Undeserved attention
Published 12:00 am Saturday, April 29, 2006
Every election needs a bad poster boy with whom to taint one candidate or the other such as Willie Horton in 1988.
The George H.W. Bush campaign ran ads featuring Horton, who was released from prison on a work release program, early parole or something like that and committed a rape or murder while he probably should have been rotting in a cell. Bush’s opponent, Michael Dukakis, was governor of Massachusetts at the time Horton was released and committed his crime.
The message Lee Atwater was trying to get across to the public on behalf of Bush was that Dukakis was soft on criminals and if you elect him, big, scary black men are going to be let out of the jails to come and kill you.
The ad was only about a half-truth and the tactic was despicable. It also was effective and helped Bush defeat Dukakis, though he likely did not need a lot of help.
Today, on the national scene, the bad guys are disgraced lobbyist Jack Abramoff and despised and in-the-process-of-being-disgraced Rep. Tom DeLay of Texas. The Democratic strategy for trying to take control of Congress this fall is clear: Link as many Republicans as possible to these cretins and imply that Republicans are corrupt and care more about lining their own pockets and those of their corporate contributors than they do about protecting your interests or homeland security. Moveon.org has already been running TV commercials in our market trying to link Rep. Thelma Drake to Abramoff and Delay. You’ll be seeing a lot more of that stuff between now and November.
Again, while there may be a grain or two of truth to the allegations, in most cases, like with Horton, it’s an oversimplification of a complex issue. But it will probably be effective.
Unfortunately, the same tactic is apparently being used in the Suffolk City Council election.
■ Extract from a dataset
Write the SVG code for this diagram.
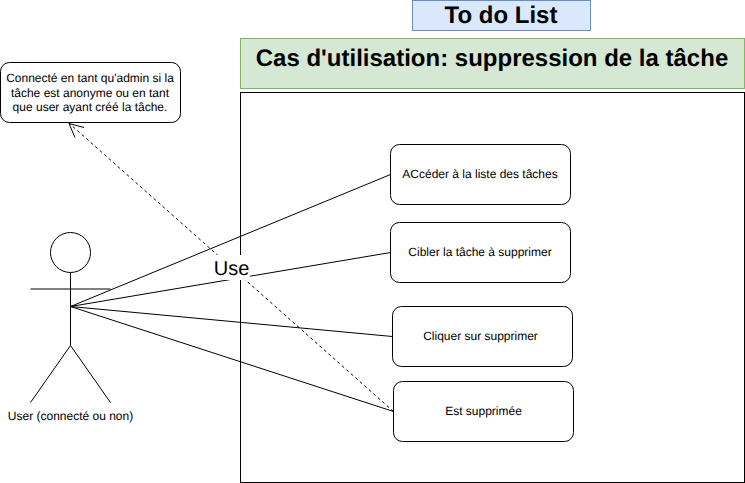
<svg xmlns="http://www.w3.org/2000/svg" width="745" height="483" viewBox="0 0 745 483">
<style>
text{font-family:"Liberation Sans",Arial,sans-serif;fill:#000;text-anchor:middle;text-rendering:geometricPrecision}
.b{fill:#fff;stroke:#000;stroke-width:1}
.s{font-size:12px}
.l{fill:none;stroke:#000;stroke-width:1}
.h{font-weight:bold}
</style>
<rect width="745" height="483" fill="#fff"/>
<g id="title"><rect x="412.500" y="0.500" width="178" height="30" fill="#dae8fc" stroke="#6c8ebf"/><text class="h" x="501" y="23" font-size="24">To do List</text></g>
<g id="usecase-title"><rect x="240.500" y="38.500" width="504" height="50" fill="#d5e8d4" stroke="#82b366"/><text class="h" x="492" y="66" font-size="24">Cas d'utilisation: suppression de la tâche</text></g>
<g id="boundary"><rect x="240.500" y="92.500" width="504" height="390" fill="#fff" stroke="#000"/></g>
<g id="note"><rect class="b" x="0.500" y="62.500" width="180" height="60" rx="9" ry="9"/>
<text class="s" x="90" y="82">Connecté en tant qu'admin si la</text><text class="s" x="90" y="96.500">tâche est anonyme ou en tant</text><text class="s" x="90" y="111">que user ayant créé la tâche.</text></g>
<g id="connectors">
<path class="l" d="M70.500 306.500L390.500 174.500M70.500 306.500L390.500 252.500M70.500 306.500L392.500 336.500M70.500 306.500L393.500 411.500"/>
<path class="l" stroke-dasharray="3 3" d="M393.500 411.500L70 124"/>
<path class="l" d="M84 127.500L69 123.500L75 137.500"/>
<rect x="212" y="255" width="38" height="25" fill="#fff"/>
<text x="231.500" y="275" font-size="20">Use</text>
</g>
<g id="actor"><circle class="b" cx="70.500" cy="252.500" r="20"/><path class="l" d="M70.500 272.500V345.500M30.500 289H110.500M30.500 402.500L70.500 345.500L110.500 402.500"/>
<text class="s" x="70.500" y="420">User (connecté ou non)</text></g>
<g id="uc1"><rect class="b" x="390.500" y="144.500" width="180" height="60" rx="9" ry="9"/><text class="s" x="480" y="178">ACcéder à la liste des tâches</text></g>
<g id="uc2"><rect class="b" x="390.500" y="222.500" width="180" height="60" rx="9" ry="9"/><text class="s" x="480" y="256">Cibler la tâche à supprimer</text></g>
<g id="uc3"><rect class="b" x="392.500" y="306.500" width="180" height="60" rx="9" ry="9"/><text class="s" x="480.500" y="340">Cliquer sur supprimer</text></g>
<g id="uc4"><rect class="b" x="393.500" y="381.500" width="180" height="60" rx="9" ry="9"/><text class="s" x="483.500" y="415">Est supprimée</text></g>
</svg>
Letter to the editor writers and callers to the News-Herald’s Sound Off line have been implying that there’s something devious going on in Suffolk borough incumbent Bobby Ralph’s apparently close relationship with developer Mickey Garcia.
There’s no denying that the two are intrinsically linked through their association with the Bank of Hampton Roads, Garcia’s political support for Ralph, and Ralph’s appointment of Garcia to a couple city boards or committees that deal with housing issues.
Be that as it may, there’s been no suggestion I’m aware of from anyone that Garcia has done anything wrong and as such I’d say he is undeserving of the type of attention he has been receiving.
Garcia is a relative newcomer to Suffolk, one who has worked hard and by all accounts prospered fabulously. It is not unusual for such circumstances to engender jealously among some, people who are likely upset that they weren’t shrewd or ambitious enough to seize opportunities he did and they resent him for it. The fact that he’s so young only compounds the animosity.
As a disclaimer, Garcia is an acquaintance and from what I’ve seen of him, I like him. I think most folks who have met him do.
By saying this, I’m not suggesting that the relationship should be off limits in the campaign. When you run for office, you are a public figure and your life is an open book.
Politics is a rough game and when you choose to play with fire (or get pretty darn close to the flame as Garcia has done), you need to be prepared to get burned. Garcia is, after all,
pretty high profile and is prospering, as are others in town, on wheeling and dealing in historic tax credits (taxpayer money) and he did acquire Suffolk taxpayer property (the Thomas Jefferson School building) at what many think was below market rate, which in my mind makes his and similar developers’ business dealings fair game for public scrutiny.
As far as I know, these deals have been scrutinized and everything found to be hunky-dorey.
I guess what I’m trying to do is put this into some type of perspective. Just as incumbents’ and their supporters’ efforts to paint the challengers as people who will wreck our quality of life by opening up the floodgates for real estate developers to create sprawl is without basis and merely a scare tactic, so too are suggestions by challengers and/or their supporters that Garcia is somehow … I don’t know, a threat to their freedom or whatever ridiculous thing it is they are trying to imply.
As far as I’m concerned, Suffolk is a better place because of work Garcia has done, even if he has made a big pile of money doing it. Our community is at a crossroads, poised to become a major, perhaps even somewhat sophisticated, player. We need to attract people with big dreams, big ideas and big ambitions, people like Garcia, not haul in the welcome mat. Suffolk’s a much better place than it was five years ago, not necessarily because of anything city officials or city council has done (if anything, they might have been selling an overly-hyped Suffolk), but largely because of the investment made by people like Garcia, Deme Panagopolous, John Brown and others. They risked their capital and labor on our community and if we are to progress, we need more like-minded outsiders to do the same.